**Records provided:**
-=-=-=-=-

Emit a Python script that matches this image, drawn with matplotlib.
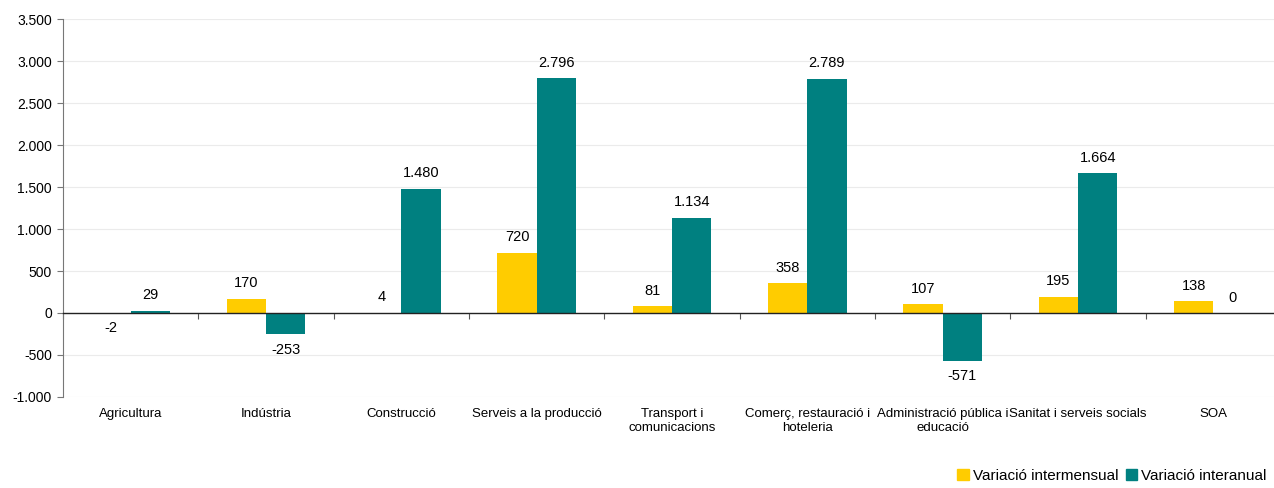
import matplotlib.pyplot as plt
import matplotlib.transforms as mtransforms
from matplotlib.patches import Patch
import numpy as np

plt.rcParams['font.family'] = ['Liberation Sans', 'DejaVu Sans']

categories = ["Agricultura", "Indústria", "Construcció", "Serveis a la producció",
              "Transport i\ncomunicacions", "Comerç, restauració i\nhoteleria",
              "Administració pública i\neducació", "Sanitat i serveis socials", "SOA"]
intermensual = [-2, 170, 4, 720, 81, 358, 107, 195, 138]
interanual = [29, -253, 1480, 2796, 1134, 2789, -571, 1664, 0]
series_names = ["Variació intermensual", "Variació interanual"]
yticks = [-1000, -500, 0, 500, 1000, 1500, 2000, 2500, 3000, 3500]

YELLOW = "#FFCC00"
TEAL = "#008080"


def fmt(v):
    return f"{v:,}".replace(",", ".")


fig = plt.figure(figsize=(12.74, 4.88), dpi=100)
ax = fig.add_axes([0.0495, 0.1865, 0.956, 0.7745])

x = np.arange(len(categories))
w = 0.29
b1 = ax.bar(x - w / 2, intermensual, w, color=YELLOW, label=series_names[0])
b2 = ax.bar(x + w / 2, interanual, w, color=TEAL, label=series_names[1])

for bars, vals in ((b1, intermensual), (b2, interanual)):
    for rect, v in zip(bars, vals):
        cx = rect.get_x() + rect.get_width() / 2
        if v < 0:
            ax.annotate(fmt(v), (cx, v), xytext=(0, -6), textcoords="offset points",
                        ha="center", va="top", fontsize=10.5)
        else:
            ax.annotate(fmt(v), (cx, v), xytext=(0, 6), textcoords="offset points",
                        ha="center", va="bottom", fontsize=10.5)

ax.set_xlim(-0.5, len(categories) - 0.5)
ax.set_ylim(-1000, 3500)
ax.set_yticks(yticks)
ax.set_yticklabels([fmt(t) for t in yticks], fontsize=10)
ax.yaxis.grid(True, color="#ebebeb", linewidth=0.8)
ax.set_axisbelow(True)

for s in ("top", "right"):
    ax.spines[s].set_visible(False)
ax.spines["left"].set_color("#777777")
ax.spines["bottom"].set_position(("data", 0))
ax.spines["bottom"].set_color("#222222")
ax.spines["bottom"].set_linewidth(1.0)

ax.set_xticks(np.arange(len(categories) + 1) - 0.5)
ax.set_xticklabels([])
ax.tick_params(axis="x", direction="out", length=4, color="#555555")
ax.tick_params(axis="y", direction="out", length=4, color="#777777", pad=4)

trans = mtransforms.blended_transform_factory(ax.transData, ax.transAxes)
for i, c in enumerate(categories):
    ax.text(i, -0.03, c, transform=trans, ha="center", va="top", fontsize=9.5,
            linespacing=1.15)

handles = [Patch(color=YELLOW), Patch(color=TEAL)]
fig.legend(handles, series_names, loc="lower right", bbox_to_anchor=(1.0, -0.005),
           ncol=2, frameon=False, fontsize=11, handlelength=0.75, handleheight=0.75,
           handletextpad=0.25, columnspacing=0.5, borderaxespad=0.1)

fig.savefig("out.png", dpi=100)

-=-=-=-=-

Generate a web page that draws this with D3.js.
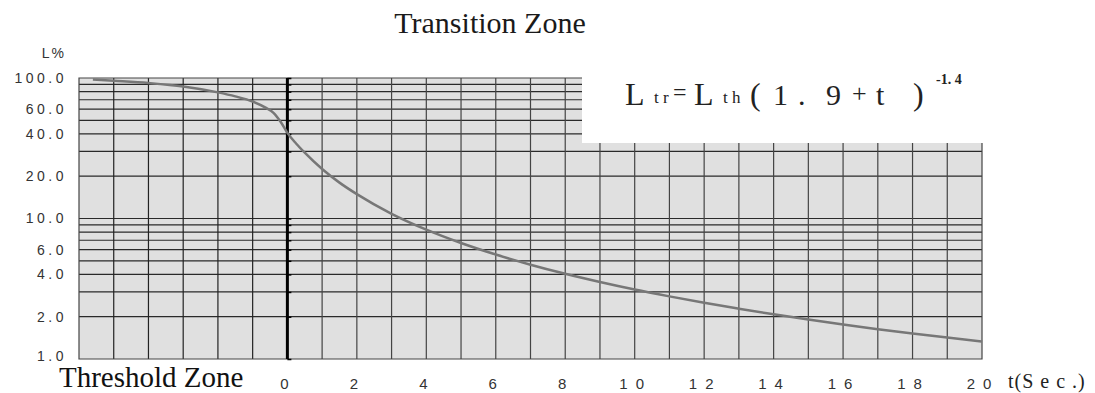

-=-=-=-=-

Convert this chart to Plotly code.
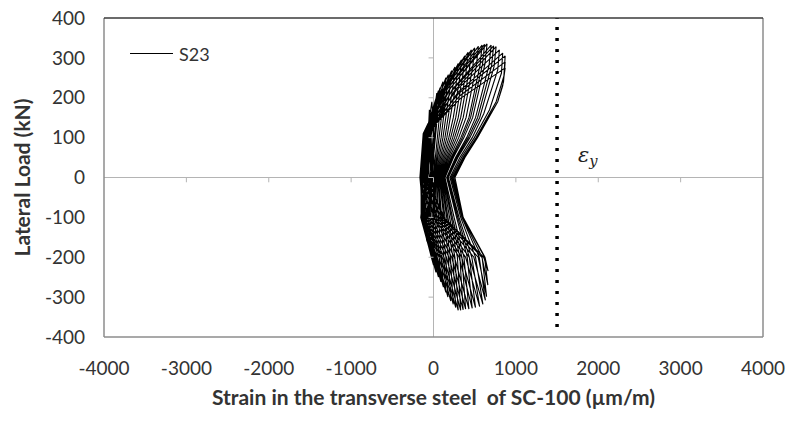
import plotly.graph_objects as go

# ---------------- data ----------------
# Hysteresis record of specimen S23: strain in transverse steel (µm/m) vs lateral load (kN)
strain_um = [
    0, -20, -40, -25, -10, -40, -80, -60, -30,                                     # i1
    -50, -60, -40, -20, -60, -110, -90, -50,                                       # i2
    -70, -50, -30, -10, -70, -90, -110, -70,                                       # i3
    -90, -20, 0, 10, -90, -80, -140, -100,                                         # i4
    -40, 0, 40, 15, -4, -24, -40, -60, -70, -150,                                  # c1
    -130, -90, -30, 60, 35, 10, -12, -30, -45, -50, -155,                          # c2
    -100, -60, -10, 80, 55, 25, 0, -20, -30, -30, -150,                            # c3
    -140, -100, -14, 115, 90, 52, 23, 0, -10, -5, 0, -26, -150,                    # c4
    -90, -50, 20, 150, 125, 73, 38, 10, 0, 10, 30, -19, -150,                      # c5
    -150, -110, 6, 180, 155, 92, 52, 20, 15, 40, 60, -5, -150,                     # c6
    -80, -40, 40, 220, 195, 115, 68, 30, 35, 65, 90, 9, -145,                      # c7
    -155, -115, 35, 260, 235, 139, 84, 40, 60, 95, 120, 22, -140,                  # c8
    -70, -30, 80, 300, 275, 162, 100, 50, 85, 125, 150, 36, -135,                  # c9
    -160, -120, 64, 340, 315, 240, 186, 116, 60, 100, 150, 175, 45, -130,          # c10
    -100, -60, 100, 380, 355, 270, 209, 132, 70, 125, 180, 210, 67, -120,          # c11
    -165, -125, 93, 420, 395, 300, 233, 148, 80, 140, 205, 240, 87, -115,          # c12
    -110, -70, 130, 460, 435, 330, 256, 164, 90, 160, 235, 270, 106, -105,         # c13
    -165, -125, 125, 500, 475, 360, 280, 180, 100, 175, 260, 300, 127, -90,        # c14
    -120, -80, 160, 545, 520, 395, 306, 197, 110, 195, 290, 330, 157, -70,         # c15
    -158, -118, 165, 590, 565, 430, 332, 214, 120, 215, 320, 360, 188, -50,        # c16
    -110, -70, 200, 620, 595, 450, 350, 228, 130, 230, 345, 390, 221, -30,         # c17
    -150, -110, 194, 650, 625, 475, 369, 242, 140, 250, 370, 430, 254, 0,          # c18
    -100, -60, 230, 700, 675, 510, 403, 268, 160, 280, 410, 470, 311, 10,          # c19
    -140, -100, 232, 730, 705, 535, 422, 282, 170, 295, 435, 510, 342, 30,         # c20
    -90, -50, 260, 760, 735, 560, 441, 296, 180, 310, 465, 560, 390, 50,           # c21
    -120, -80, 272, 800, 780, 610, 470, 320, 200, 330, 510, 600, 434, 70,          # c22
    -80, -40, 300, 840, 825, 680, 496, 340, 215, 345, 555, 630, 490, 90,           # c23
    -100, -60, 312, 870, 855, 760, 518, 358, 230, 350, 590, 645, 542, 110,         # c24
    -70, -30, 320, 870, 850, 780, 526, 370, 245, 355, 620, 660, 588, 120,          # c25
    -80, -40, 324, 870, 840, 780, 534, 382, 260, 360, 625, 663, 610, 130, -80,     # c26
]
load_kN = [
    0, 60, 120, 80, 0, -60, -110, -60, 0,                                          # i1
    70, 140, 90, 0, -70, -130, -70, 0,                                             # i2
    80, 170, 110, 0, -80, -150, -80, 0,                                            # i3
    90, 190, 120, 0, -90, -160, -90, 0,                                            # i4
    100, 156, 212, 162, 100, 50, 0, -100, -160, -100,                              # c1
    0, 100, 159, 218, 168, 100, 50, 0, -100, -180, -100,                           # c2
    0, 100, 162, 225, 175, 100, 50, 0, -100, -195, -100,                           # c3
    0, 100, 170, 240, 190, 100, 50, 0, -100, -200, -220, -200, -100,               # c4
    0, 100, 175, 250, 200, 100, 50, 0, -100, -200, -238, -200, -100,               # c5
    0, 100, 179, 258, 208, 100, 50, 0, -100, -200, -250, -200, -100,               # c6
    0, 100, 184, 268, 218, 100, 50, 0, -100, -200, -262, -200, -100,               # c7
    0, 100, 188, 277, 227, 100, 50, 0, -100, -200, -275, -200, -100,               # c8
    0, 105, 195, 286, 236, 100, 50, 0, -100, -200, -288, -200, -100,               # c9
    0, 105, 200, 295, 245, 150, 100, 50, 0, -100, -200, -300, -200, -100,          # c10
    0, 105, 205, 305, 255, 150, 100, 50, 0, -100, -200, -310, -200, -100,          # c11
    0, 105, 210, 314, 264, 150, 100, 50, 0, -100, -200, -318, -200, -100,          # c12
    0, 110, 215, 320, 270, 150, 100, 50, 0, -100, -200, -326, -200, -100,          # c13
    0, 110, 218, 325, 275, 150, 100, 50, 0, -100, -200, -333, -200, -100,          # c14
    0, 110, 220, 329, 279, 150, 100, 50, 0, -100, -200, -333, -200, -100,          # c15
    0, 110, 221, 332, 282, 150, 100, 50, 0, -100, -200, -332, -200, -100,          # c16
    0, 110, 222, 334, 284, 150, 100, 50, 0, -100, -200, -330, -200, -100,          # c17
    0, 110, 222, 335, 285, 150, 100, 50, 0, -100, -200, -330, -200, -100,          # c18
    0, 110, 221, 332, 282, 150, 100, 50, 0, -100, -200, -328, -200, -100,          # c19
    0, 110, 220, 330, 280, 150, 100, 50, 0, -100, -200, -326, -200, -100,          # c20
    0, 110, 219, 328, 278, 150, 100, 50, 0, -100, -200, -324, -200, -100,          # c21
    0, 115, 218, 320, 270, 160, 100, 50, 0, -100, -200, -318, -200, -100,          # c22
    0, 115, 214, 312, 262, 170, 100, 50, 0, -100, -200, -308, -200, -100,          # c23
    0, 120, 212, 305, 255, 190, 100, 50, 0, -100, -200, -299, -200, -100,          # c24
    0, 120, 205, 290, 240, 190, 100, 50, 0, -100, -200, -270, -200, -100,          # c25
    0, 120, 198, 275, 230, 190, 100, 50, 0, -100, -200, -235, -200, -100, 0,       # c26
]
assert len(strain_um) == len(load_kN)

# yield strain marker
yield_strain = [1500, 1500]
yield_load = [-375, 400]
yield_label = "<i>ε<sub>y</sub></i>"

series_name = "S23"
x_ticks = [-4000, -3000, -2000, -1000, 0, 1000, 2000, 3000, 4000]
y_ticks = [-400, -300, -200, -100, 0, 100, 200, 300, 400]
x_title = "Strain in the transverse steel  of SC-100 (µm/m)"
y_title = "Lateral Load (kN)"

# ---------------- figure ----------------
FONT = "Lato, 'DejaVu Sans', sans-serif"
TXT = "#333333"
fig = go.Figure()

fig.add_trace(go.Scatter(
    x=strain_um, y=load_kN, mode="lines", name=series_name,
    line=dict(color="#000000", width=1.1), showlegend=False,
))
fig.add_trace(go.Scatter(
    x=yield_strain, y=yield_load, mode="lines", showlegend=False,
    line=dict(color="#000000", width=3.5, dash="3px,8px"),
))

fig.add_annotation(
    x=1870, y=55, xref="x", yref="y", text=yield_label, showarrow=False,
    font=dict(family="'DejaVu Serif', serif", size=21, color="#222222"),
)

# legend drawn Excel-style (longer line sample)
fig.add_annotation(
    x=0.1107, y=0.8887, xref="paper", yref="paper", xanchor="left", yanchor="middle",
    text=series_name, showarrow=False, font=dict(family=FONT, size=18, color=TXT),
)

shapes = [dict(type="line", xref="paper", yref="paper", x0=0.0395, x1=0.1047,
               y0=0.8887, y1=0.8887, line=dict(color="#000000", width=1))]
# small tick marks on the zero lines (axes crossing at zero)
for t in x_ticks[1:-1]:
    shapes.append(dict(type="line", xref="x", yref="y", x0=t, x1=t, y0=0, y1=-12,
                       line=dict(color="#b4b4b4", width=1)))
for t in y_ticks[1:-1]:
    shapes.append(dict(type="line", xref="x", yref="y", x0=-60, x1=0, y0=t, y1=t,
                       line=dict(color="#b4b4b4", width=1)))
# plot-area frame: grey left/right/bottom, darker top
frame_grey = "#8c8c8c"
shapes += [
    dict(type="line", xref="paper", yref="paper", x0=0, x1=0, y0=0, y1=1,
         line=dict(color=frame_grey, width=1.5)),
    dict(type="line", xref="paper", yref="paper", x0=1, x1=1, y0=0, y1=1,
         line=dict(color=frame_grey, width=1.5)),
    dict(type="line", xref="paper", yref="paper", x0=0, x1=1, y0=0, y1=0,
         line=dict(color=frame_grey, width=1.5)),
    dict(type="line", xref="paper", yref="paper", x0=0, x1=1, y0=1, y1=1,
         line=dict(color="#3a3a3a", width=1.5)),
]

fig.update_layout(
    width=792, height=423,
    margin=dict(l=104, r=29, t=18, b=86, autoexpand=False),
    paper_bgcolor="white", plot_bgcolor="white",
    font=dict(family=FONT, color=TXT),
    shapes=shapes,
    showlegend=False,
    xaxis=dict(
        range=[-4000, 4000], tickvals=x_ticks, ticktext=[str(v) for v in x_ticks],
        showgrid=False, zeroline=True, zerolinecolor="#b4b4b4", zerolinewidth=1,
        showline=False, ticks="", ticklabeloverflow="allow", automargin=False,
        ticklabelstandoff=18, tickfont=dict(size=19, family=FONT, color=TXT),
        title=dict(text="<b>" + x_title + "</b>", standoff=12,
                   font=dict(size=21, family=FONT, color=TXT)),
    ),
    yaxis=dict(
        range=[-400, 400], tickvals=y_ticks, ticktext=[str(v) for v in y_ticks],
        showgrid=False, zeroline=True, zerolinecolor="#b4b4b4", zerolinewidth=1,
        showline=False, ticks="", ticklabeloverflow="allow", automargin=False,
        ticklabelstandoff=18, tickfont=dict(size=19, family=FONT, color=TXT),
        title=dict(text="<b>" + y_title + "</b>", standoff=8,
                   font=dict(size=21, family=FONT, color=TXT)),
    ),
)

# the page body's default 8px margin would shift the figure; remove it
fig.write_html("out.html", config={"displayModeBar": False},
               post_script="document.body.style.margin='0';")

-=-=-=-=-

**Do this:** Return every line holding the word "that" from the records.

**Task answer:**
Emit a Python script that matches this image, drawn with matplotlib.
Generate a web page that draws this with D3.js.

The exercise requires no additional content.